>> Start
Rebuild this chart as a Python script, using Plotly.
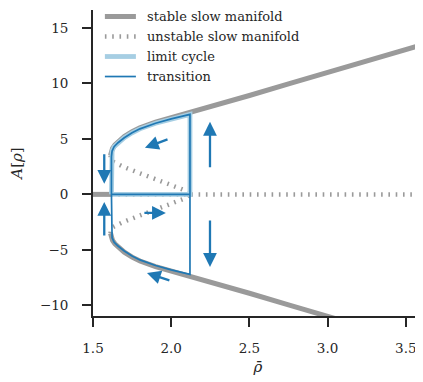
import plotly.graph_objects as go

# ---- data ----
# stable slow manifold: trivial branch (A = 0) before the fold
stable_zero_rho = [1.50, 1.615]
stable_zero_A = [0.0, 0.0]
# stable slow manifold: upper branch (lower branch is its mirror)
stable_rho = [1.612, 1.615, 1.625, 1.64, 1.66, 1.70, 1.75, 1.80, 1.90, 2.00, 2.12,
              2.30, 2.50, 2.75, 3.00, 3.25, 3.61]
stable_up = [3.5, 3.85, 4.15, 4.45, 4.75, 5.2, 5.65, 6.0, 6.5, 6.9, 7.3,
             8.1, 8.9, 9.95, 11.0, 12.0, 13.5]
stable_low = [-3.5, -3.85, -4.15, -4.45, -4.75, -5.2, -5.65, -6.0, -6.5, -6.9, -7.3,
              -8.1, -8.9, -9.95, -11.0, -12.0, -13.5]
# unstable slow manifold: trivial branch after the fold and the two inner branches
unstable_zero_rho = [1.615, 3.61]
unstable_zero_A = [0.0, 0.0]
unstable_rho = [1.612, 1.615, 1.625, 1.65, 1.70, 1.80, 1.90, 2.00, 2.06, 2.10, 2.12]
unstable_up = [3.5, 3.15, 2.95, 2.75, 2.45, 1.9, 1.4, 0.9, 0.6, 0.3, 0.0]
unstable_low = [-3.5, -3.15, -2.95, -2.75, -2.45, -1.9, -1.4, -0.9, -0.6, -0.3, 0.0]
# limit cycle (upper loop)
cycle_rho = [1.618, 1.618, 1.622, 1.635, 1.66, 1.70, 1.75, 1.80, 1.90, 2.00, 2.10, 2.12, 2.12, 1.618]
cycle_A = [0.0, 3.4, 3.9, 4.3, 4.65, 5.1, 5.55, 5.9, 6.4, 6.8, 7.15, 7.2, 0.0, 0.0]
# transition trajectory: lower loop, then onto the upper loop
trans_rho = [1.618, 1.618, 1.622, 1.635, 1.66, 1.70, 1.75, 1.80, 1.90, 2.00, 2.10, 2.12, 2.12, 1.618,
             1.618, 1.622, 1.635, 1.66, 1.70, 1.75, 1.80, 1.90, 2.00, 2.10, 2.12, 2.12, 1.618]
trans_A = [0.0, -3.4, -3.9, -4.3, -4.65, -5.1, -5.55, -5.9, -6.4, -6.8, -7.15, -7.2, 0.0, 0.0,
           3.4, 3.9, 4.3, 4.65, 5.1, 5.55, 5.9, 6.4, 6.8, 7.15, 7.2, 0.0, 0.0]
# flow arrows: (tail rho, tail A, head rho, head A)
arrow_tail_rho = [1.986, 1.819, 1.998, 1.572, 1.572, 2.248, 2.248]
arrow_tail_A = [5.0, -1.67, -7.79, 3.74, -3.83, 2.30, -2.21]
arrow_head_rho = [1.832, 1.966, 1.845, 1.572, 1.572, 2.248, 2.248]
arrow_head_A = [4.19, -1.67, -7.07, 0.95, -0.68, 6.53, -6.53]

legend_labels = ["stable slow manifold", "unstable slow manifold", "limit cycle", "transition"]

x_ticks = [1.5, 2.0, 2.5, 3.0, 3.5]
y_ticks = [-10, -5, 0, 5, 10, 15]
y_tick_text = ["\u221210", "\u22125", "0", "5", "10", "15"]

GRAY = "#9a9a9a"
LIGHT = "#a6cee3"
DARK = "#1f78b4"
FONT = "DejaVu Serif"
INK = "#262626"
DASH = "1.6px,5.7px"

styles = [dict(color=GRAY, width=5), dict(color=GRAY, width=4.5, dash=DASH),
          dict(color=LIGHT, width=4.8), dict(color=DARK, width=1.7)]

fig = go.Figure()
# stable
fig.add_trace(go.Scatter(x=stable_zero_rho, y=stable_zero_A, mode="lines",
                         line=styles[0], name=legend_labels[0]))
fig.add_trace(go.Scatter(x=stable_rho, y=stable_up, mode="lines", line=styles[0], name=legend_labels[0]))
fig.add_trace(go.Scatter(x=stable_rho, y=stable_low, mode="lines", line=styles[0], name=legend_labels[0]))
# unstable
fig.add_trace(go.Scatter(x=unstable_zero_rho, y=unstable_zero_A, mode="lines",
                         line=styles[1], name=legend_labels[1]))
fig.add_trace(go.Scatter(x=unstable_rho, y=unstable_up, mode="lines", line=styles[1], name=legend_labels[1]))
fig.add_trace(go.Scatter(x=unstable_rho, y=unstable_low, mode="lines", line=styles[1], name=legend_labels[1]))
# limit cycle
fig.add_trace(go.Scatter(x=cycle_rho, y=cycle_A, mode="lines", line=styles[2], name=legend_labels[2]))
# transition
fig.add_trace(go.Scatter(x=trans_rho, y=trans_A, mode="lines", line=styles[3], name=legend_labels[3]))

for tr, ta, hr, ha in zip(arrow_tail_rho, arrow_tail_A, arrow_head_rho, arrow_head_A):
    fig.add_annotation(x=hr, y=ha, ax=tr, ay=ta, xref="x", yref="y", axref="x", ayref="y",
                       showarrow=True, arrowhead=2, arrowsize=1.2, arrowwidth=2.3,
                       arrowcolor=DARK, text="")

# legend drawn in the top-left corner of the axes (positions relative to the plot area)
leg_y0 = 0.9788
leg_step = 0.0654
for i, (lab, st) in enumerate(zip(legend_labels, styles)):
    yy = leg_y0 - i * leg_step
    fig.add_shape(type="line", xref="paper", yref="paper", x0=0.036, x1=0.130, y0=yy, y1=yy,
                  line=st)
    fig.add_annotation(xref="paper", yref="paper", x=0.161, y=yy, xanchor="left", yanchor="middle",
                       text=lab, showarrow=False, borderpad=0,
                       font=dict(family=FONT, size=13, color=INK))

axis_common = dict(showgrid=False, zeroline=False, showline=True, linecolor=INK,
                   linewidth=1.8, ticks="outside", ticklen=9, tickwidth=1.6, automargin=False,
                   tickcolor=INK, tickfont=dict(family=FONT, size=13.5, color=INK))

# the page places the figure 8px from the top-left corner of the window
fig.update_layout(
    width=415, height=374,
    margin=dict(l=85, r=0, t=2, b=66),
    paper_bgcolor="white", plot_bgcolor="white",
    showlegend=False,
    xaxis=dict(range=[1.5, 3.61], tickvals=x_ticks, tickformat=".1f",
               ticklabelstandoff=10,
               title=dict(text="<i>\u03c1\u0304</i>", font=dict(family=FONT, size=15, color=INK),
                          standoff=6),
               **axis_common),
    yaxis=dict(range=[-10.95, 16.6], tickvals=y_ticks, ticktext=y_tick_text,
               ticklabelstandoff=11,
               title=dict(text="<i>A</i>[<i>\u03c1</i>]", font=dict(family=FONT, size=15, color=INK),
                          standoff=14),
               **axis_common),
)

fig.write_html("out.html")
>> End
**WORK TO DO**
Please quote the lines of the material, beginning with the first and ending with the one that contains "import plotly.graph_objects as go", exactly as written and without any pictures.

**RESULT OF THIS EXERCISE**
Rebuild this chart as a Python script, using Plotly.
import plotly.graph_objects as go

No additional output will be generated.